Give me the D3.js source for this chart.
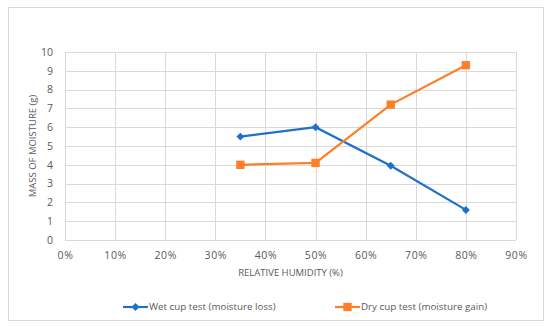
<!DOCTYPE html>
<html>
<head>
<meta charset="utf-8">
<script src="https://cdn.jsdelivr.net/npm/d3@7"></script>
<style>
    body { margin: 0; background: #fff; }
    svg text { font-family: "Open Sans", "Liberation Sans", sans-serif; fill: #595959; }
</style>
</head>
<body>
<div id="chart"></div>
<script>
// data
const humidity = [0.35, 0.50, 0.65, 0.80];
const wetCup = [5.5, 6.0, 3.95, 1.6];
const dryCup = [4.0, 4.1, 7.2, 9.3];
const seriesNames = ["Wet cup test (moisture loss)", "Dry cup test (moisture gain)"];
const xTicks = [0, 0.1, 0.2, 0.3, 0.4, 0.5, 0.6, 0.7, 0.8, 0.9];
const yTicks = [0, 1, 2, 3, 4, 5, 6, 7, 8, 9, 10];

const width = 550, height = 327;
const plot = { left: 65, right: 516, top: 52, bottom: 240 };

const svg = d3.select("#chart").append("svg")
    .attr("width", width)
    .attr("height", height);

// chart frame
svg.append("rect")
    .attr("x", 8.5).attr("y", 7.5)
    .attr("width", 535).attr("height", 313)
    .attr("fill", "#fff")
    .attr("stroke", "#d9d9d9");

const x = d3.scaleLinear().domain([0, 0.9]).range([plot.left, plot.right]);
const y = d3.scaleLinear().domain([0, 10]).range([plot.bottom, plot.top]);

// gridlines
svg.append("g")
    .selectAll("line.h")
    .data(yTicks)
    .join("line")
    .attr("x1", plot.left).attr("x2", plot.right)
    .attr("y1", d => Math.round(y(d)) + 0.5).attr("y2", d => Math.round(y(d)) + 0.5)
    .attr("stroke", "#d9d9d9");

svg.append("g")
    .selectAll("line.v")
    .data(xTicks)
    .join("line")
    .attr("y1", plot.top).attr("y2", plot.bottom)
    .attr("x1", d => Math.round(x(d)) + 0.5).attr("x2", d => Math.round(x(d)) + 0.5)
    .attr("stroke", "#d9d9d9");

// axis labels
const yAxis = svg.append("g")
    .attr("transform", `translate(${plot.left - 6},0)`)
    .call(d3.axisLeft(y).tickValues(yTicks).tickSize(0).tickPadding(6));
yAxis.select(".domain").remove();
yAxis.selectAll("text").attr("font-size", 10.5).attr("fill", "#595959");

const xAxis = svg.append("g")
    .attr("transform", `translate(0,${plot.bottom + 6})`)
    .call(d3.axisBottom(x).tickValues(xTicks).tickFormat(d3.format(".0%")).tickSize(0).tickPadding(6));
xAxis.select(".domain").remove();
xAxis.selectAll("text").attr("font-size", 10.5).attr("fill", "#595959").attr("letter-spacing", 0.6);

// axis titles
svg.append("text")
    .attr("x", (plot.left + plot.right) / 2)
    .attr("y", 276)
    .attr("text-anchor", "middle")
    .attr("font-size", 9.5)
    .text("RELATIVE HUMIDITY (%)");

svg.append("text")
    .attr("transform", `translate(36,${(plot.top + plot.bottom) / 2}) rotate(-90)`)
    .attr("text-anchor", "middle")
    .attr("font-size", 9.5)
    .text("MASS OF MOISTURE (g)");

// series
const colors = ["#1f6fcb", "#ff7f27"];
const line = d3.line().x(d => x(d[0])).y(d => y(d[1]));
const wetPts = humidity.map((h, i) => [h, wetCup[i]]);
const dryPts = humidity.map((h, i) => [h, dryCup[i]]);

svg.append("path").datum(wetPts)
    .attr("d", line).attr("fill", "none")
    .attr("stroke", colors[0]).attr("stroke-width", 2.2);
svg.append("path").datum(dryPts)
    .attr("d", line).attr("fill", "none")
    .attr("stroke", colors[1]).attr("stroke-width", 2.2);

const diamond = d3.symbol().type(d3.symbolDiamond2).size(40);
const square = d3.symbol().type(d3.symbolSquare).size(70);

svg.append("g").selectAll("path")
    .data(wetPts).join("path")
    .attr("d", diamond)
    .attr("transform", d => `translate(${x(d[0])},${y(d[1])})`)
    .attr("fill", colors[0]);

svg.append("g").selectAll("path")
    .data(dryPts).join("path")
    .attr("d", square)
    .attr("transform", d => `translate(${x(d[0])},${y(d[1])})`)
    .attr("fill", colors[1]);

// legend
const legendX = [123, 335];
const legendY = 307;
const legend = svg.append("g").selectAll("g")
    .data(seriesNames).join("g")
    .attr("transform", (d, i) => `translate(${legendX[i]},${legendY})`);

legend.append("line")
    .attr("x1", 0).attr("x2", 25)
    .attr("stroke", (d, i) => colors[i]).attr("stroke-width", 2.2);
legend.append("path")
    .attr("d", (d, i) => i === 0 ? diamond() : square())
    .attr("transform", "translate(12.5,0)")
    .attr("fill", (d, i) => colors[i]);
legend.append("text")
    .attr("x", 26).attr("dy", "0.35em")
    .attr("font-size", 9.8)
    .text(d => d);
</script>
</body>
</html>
--- --- ---
*YOUR TASK:* Lines containing the word "chart" must all be returned from the material above.

*COMPLETE ANSWER:*
Give me the D3.js source for this chart.
<div id="chart"></div>
const svg = d3.select("#chart").append("svg")
// chart frame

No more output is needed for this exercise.